Jeremy Corbyn was just 2,227 votes away from becoming the new prime minister in the general election, it has been revealed.
If the Labour leader had won just seven marginal Conservative seats in the election on Thursday – and formed a so-called ‘progressive alliance’ with other smaller parties, he would have been able to win a majority.
The DUP would not be in the picture today and Theresa May would probably be making a very different speech outside No.10 yesterday.
Ahead of Mrs May’s shock announcement to stay on, the Labour Party had said it was ready to form a coalition government, with Mr Corbyn announcing: ‘We are ready to serve’.

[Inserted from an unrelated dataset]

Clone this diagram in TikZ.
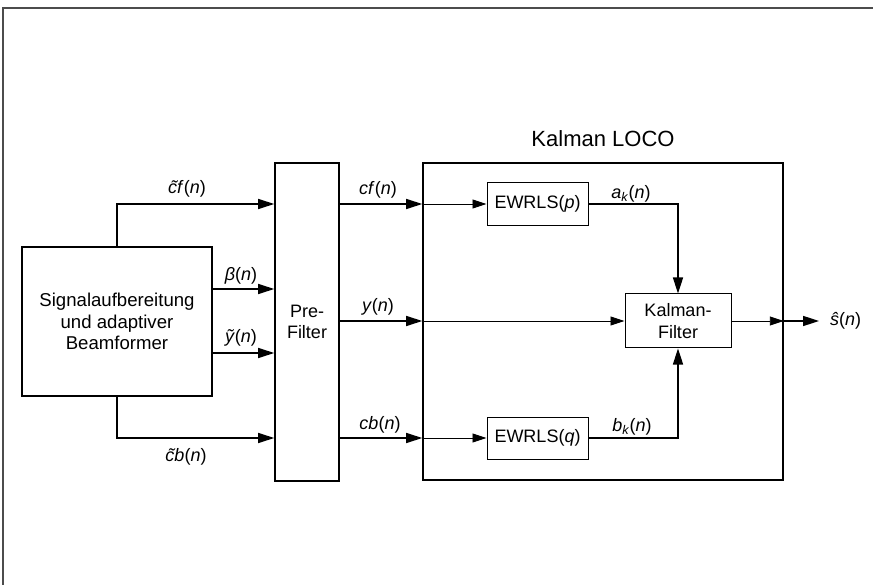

And they were so painstakingly close, that a coalition of Labour, Liberal Democrats, Scottish National Party (SNP), Plaid Cymru, the Green Party and one independent MP in the House of Commons would have been enough for Mr Corbyn to become the new leader.
The analysis comes as the Tories were still trying to accept the fact that they had failed to win a majority, despite a confident Mrs May calling the election back in April.
If they’d won just 287 more votes to secure five key Labour seats, they would have had a majority.
Key seats which they needed but ended up going to Labour were Dudley North, Newcastle-under-Lyme, Crew and Nantwich and Canterbury.
Having these would have given Mrs May more credibility in Brexit negotiations because of her majority in the Commons.